Stufft was generally in agreement with Gedam's "excellent post", but he did take exception to the idea that the community is not in agreement. He believes that most users are in agreement that pip (or some other tool that is shipped with Python) should provide the "unified experience". Since pip is that tool, it should be enhanced, or some other tool should be shipped with Python, which would require agreement from the Python core developers by way of the steering council (SC). He proposed a kind of PEP "battle" to figure out which direction to go:

Interested parties write a PEP on how they think we should solve the "unification" problem within some time frame, all of these PEPs will have the same set of PEP-Delegates, the various proposals will be discussed just like any other PEP, then the PEP-Delegates will pick one and that's the direction we'll go in. [...] If they are unable to come to an agreement, then it will get kicked up to the SC to make a choice.

My recommendation is that we do something a little unorthodox and instead of having a singular PEP-Delegate, we instead have a team of 3 of them, who will together select the direction we go in. My rationale here is that this is our first time making a decision quite like this, it's going to be a decision with a large impact, and there is no one singular person who could make this decision who isn't biased in some way.

Christopher A. M. Gerlach (C.A.M. Gerlach), who is one of the PEP editors, further refined the idea and offered his assistance.
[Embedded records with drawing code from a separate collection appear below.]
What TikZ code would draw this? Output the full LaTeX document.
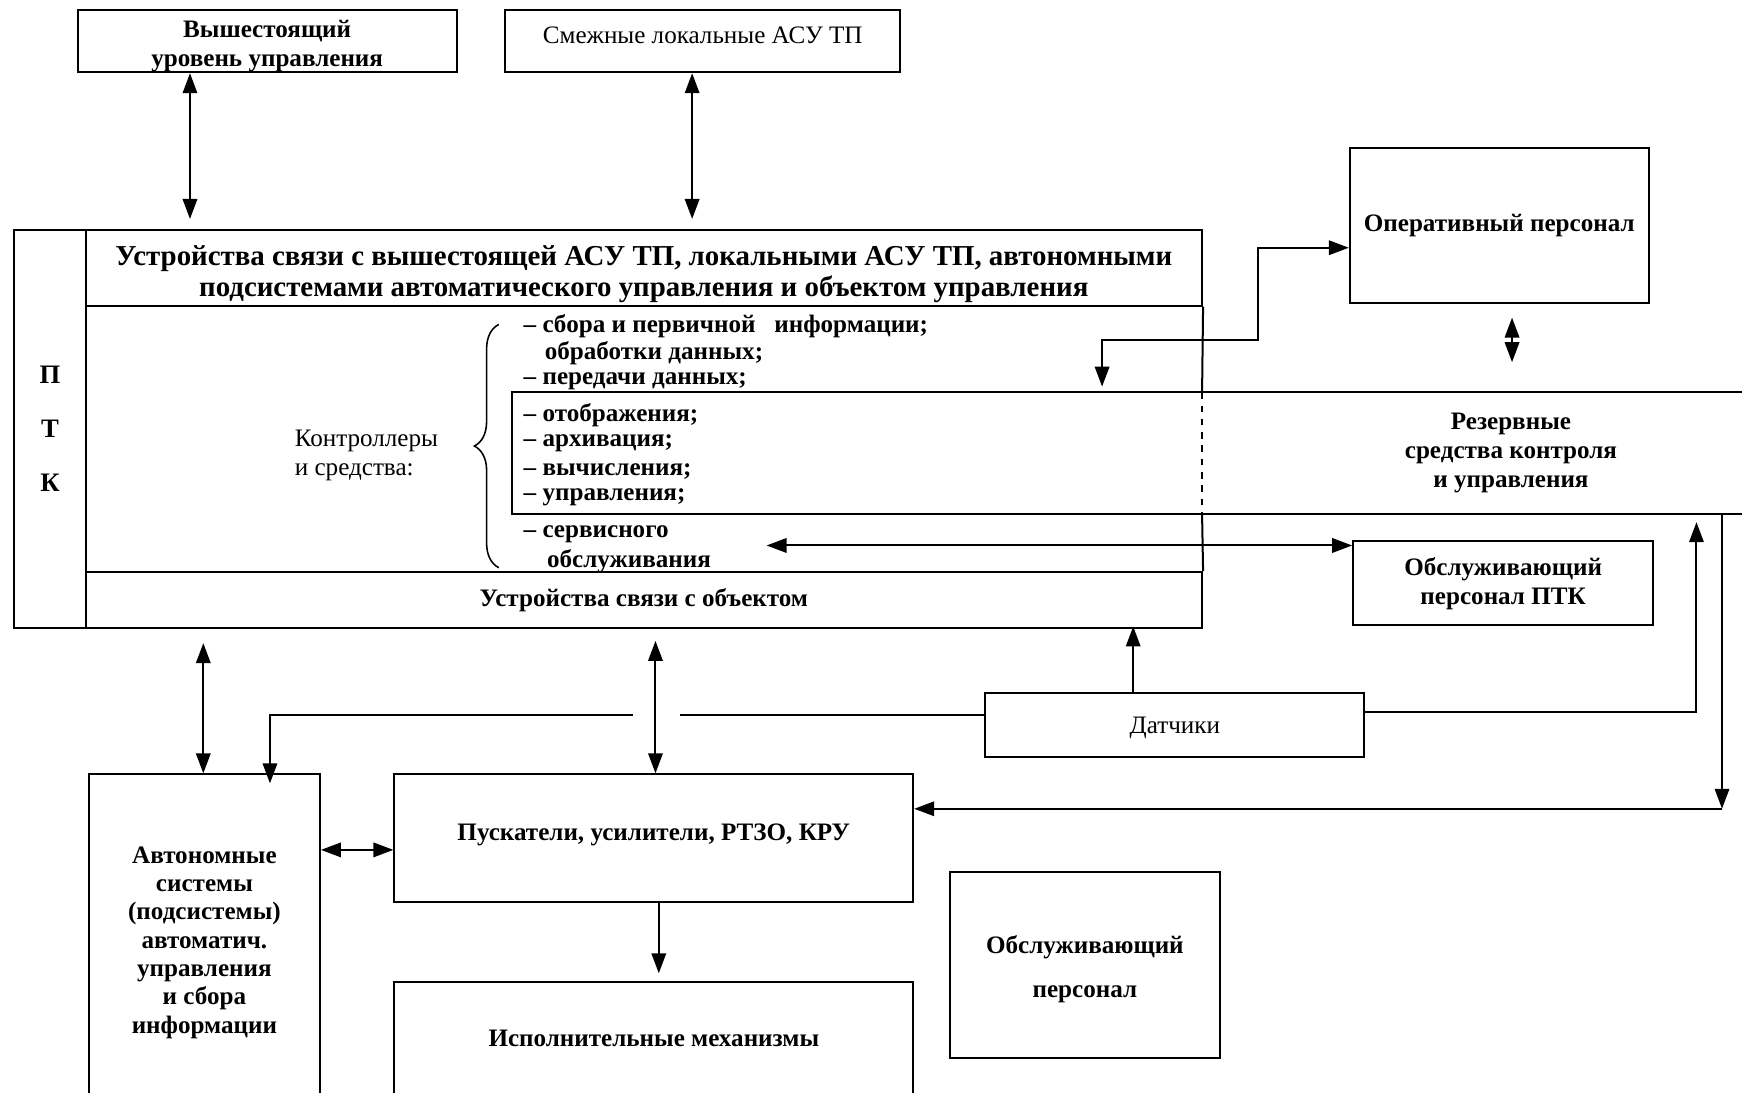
\documentclass[tikz,border=0pt]{standalone}
\usepackage{fontspec}
\setmainfont{Liberation Serif}
\usetikzlibrary{arrows.meta,decorations.pathreplacing}
\begin{document}
\begin{tikzpicture}[x=0.5pt,y=-0.5pt,
  edge/.style={line width=0.9pt},
  box/.style={draw, line width=0.9pt, inner sep=0pt, align=center},
  tb/.style={font=\fontsize{11.3}{13}\selectfont\bfseries, align=center},
  tr/.style={font=\fontsize{11.3}{13}\selectfont, align=center},
  arr/.style={edge, -{Triangle[length=9pt,width=6.5pt]}},
  dbl/.style={edge, {Triangle[length=9pt,width=6.5pt]}-{Triangle[length=9pt,width=6.5pt]}},
  item/.style={font=\fontsize{11.3}{13}\selectfont\bfseries, anchor=west, inner sep=0pt}
]
\useasboundingbox (0,0) rectangle (1568,983);

% top boxes
\node[box, tb, minimum width=170.5pt, minimum height=28pt] (A) at (240.5,37) {\rule{0pt}{12pt}Вышестоящий\\уровень управления};
\node[box, tr, minimum width=177.5pt, minimum height=28pt] (B) at (632.5,37) {Смежные локальные АСУ ТП\rule[-5.5pt]{0pt}{5.5pt}};

% main PTK block
\node[box, font=\fontsize{13}{14}\selectfont\bfseries, minimum width=502.5pt, minimum height=34pt] (hdr) at (579.5,241)
  {\rule{0pt}{15pt}Устройства связи с вышестоящей АСУ ТП, локальными АСУ ТП, автономными\\подсистемами автоматического управления и объектом управления};
\node[box, font=\fontsize{12}{24.5}\selectfont\bfseries, minimum width=32pt, minimum height=179pt] (ptk) at (45,386) {П\\Т\\К};
\node[box, tb, minimum width=502.5pt, minimum height=25pt] (svo) at (579.5,540) {Устройства связи с объектом};
\draw[edge] (hdr.south east) -- (1082,353);
\draw[edge, dashed] (1082,353) -- (1082,463);
\draw[edge] (1082,463) -- (svo.north east);

% reserve means band
\draw[edge] (1590,353) -- (461,353) -- (461,463) -- (1590,463);
\node[tb] (rez) at (1360,408) {Резервные\\средства контроля\\и управления};

% controllers
\node[tr, align=left, anchor=west, inner sep=0pt] (ktl) at (265,410) {Контроллеры\\и средства:};
\draw[line width=0.7pt, decorate, decoration={brace, amplitude=11pt, aspect=0.5}] (449,511) -- (449,292);
\node[item] (i1) at (471,294) {– сбора и первичной\ \ \ информации;};
\node[item] (i2) at (490,318) {обработки данных;};
\node[item] (i3) at (471,343) {– передачи данных;};
\node[item] (i4) at (471,374) {– отображения;};
\node[item] (i5) at (471,399) {– архивация;};
\node[item] (i6) at (471,424) {– вычисления;};
\node[item] (i7) at (471,448) {– управления;};
\node[item] (i8) at (471,481) {– сервисного};
\node[item] (i9) at (492,505) {обслуживания};

% right boxes
\node[box, tb, minimum width=134.5pt, minimum height=70pt] (op) at (1349.5,203) {Оперативный персонал};
\node[box, tb, minimum width=135pt, minimum height=38pt] (obs) at (1353,525) {Обслуживающий\\персонал ПТК};
\node[box, tr, minimum width=170.5pt, minimum height=28.5pt] (dat) at (1057.5,652.5) {\rule{0pt}{10pt}Датчики};

% lower boxes
\node[box, font=\fontsize{11.3}{12.75}\selectfont\bfseries, minimum width=104pt, minimum height=151.5pt] (avt) at (184,848.5)
  {Автономные\\системы\\(подсистемы)\\автоматич.\\управления\\и сбора\\информации};
\node[box, tb, minimum width=233.5pt, minimum height=57.5pt] (pusk) at (588.5,754.5) {Пускатели, усилители, РТЗО, КРУ\rule[-5pt]{0pt}{5pt}};
\node[box, tb, minimum width=233.5pt, minimum height=51pt] (isp) at (588.5,935) {Исполнительные механизмы};
\node[box, font=\fontsize{11.3}{20}\selectfont\bfseries, minimum width=121.5pt, minimum height=83.5pt] (obsp) at (976.5,868.5) {\rule{0pt}{12pt}Обслуживающий\\персонал};

% connectors
\coordinate (cop) at (992,348);
\coordinate (cserv) at (690,491);
\draw[dbl, shorten >=4.5pt] (A.south -| 171,0) -- (hdr.north -| 171,0);
\draw[dbl, shorten >=4.5pt] (B.south -| 623,0) -- (hdr.north -| 623,0);
\draw[dbl] (cop) -- (992,306) -- (1132,306) -- (1132,223) -- (op.west |- 0,223);
\draw[dbl, shorten <=6pt, shorten >=13.5pt] (op.south -| 1361,0) -- (1361,353);
\draw[dbl] (cserv) -- (obs.west |- 0,491);
\draw[arr, shorten >=-1pt] (dat.north -| 1020,0) -- (svo.south -| 1020,0);
\draw[arr, shorten >=3.5pt] (dat.east |- 0,641) -- (1527,641) -- (1527,463);
\draw[arr] (1550,463) -- (1550,728);
\draw[arr] (1550,728) -- (pusk.east |- 0,728);
\draw[edge] (dat.west |- 0,644) -- (243,644) -- (243,680);
\draw[arr, shorten >=-4.5pt] (243,678) -- (avt.north -| 243,0);
\fill[white] (570,636) rectangle (612,652);
\draw[dbl, shorten <=6.5pt] (svo.south -| 183,0) -- (avt.north -| 183,0);
\draw[dbl, shorten <=5.5pt] (svo.south -| 590,0) -- (pusk.north -| 590,0);
\draw[dbl] (avt.east |- 0,765) -- (pusk.west |- 0,765);
\draw[arr, shorten >=3.5pt] (pusk.south -| 593,0) -- (isp.north -| 593,0);
\end{tikzpicture}
\end{document}
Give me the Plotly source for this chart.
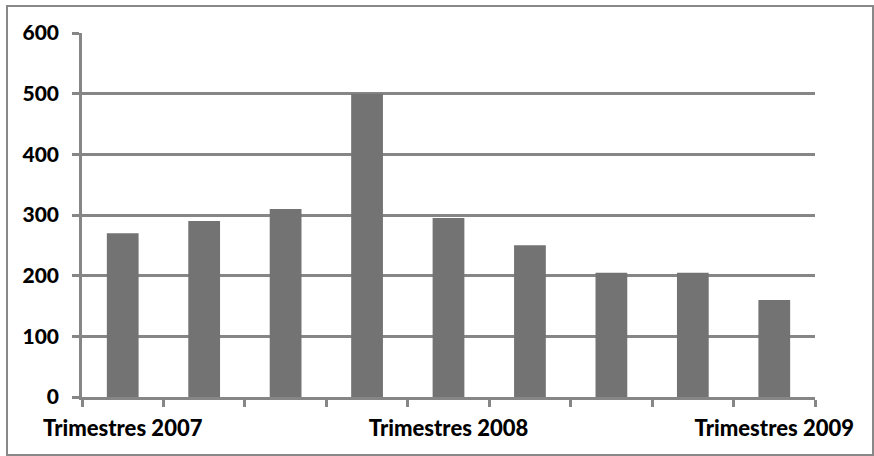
import plotly.graph_objects as go

# Quarterly values, 2007 through 2009
quarters = list(range(1, 10))
values = [270, 290, 310, 500, 295, 250, 205, 205, 160]
tick_labels = ["Trimestres 2007", "", "", "", "Trimestres 2008", "", "", "", "Trimestres 2009"]
y_ticks = [0, 100, 200, 300, 400, 500, 600]

GRID = "#868686"
BAR = "#737373"

fig = go.Figure(
    go.Bar(
        x=quarters,
        y=values,
        marker=dict(color=BAR, line=dict(width=0)),
        hoverinfo="skip",
    )
)

W, H = 874, 456
ml, mr, mt, mb = 82, 59, 33, 59
pw, ph = W - ml - mr, H - mt - mb

fig.update_layout(
    width=W,
    height=H,
    margin=dict(l=ml, r=mr, t=mt, b=mb, pad=0),
    paper_bgcolor="white",
    plot_bgcolor="white",
    bargap=0.61,
    showlegend=False,
    font=dict(family="Lato", size=20, color="#000000"),
    xaxis=dict(
        range=[0.5, 9.5],
        tickmode="array",
        tickvals=quarters,
        ticktext=tick_labels,
        ticks="",
        showgrid=False,
        showline=True,
        linecolor=GRID,
        linewidth=2.5,
        zeroline=False,
        tickfont=dict(family="Lato", size=22, color="#000000", weight=900),
        ticklabelstandoff=10,
        minor=dict(
            tickmode="array",
            tickvals=[q - 0.5 for q in quarters] + [9.5],
            ticks="outside",
            ticklen=7,
            tickwidth=2.5,
            tickcolor=GRID,
            showgrid=False,
        ),
    ),
    yaxis=dict(
        range=[0, 600],
        tickmode="array",
        tickvals=y_ticks,
        ticks="outside",
        ticklen=7,
        tickwidth=2.5,
        tickcolor=GRID,
        showgrid=True,
        gridcolor=GRID,
        gridwidth=2.5,
        showline=True,
        linecolor=GRID,
        linewidth=2.5,
        zeroline=False,
        tickfont=dict(family="Lato", size=21, color="#000000", weight=900),
        ticklabelstandoff=9,
    ),
)

# Outer frame around the whole chart
fig.add_shape(
    type="rect",
    xref="paper",
    yref="paper",
    x0=(7 - ml) / pw,
    x1=(873 - ml) / pw,
    y0=-(455 - (H - mb)) / ph,
    y1=1 + (mt - 6) / ph,
    line=dict(color="#888888", width=2),
    fillcolor="rgba(0,0,0,0)",
    layer="below",
)

fig.write_html("out.html")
There has been at least one volunteer for the PEP-Delegate group that would evaluate the PEPs, but, as of yet, there has been no visible action on the creation of PEPs to consider. It is not at all clear that those who might be in a position to propose a PEP and push it through to "completion" want to put in the enormous effort required to do so. Multiple competing visions seems like it may be even more of a stretch, but we shall see—it has only been a little over a month since Stufft suggested that path.

A new tool

On January 20, though, Nathaniel J. Smith announced a new tool (and binary format) that, to a certain extent, upends the usual order of things. He noted that one of the goals of Kushal Das, who was one of the authors of PEP 582 ("Python local packages directory") back in 2018, was that Python beginners only need to download a single thing in order to get started with the language. The PEP, which is still being discussed, was a means to that end. Smith looked at the problem from a different angle:

Historically, our tools have started with the assumption that you already have a Python, and now you want to manage it. That means every tool needs to be prepared to cope with every possible way of installing/managing Python. It means a beginner-friendly workflow tool has to be part of the interpreter (the main motivation for PEP 582), even with all the limitations that imposes [...]

But what if we went the other way, and uploaded CPython to PyPI, so you could pip install python? Well, OK, you couldn't actually pip install it because pip is written in Python, but pretend we had a tool that could do this. Then Kushal's beginners could install this one tool, and it could bootstrap Python + the packages they needed.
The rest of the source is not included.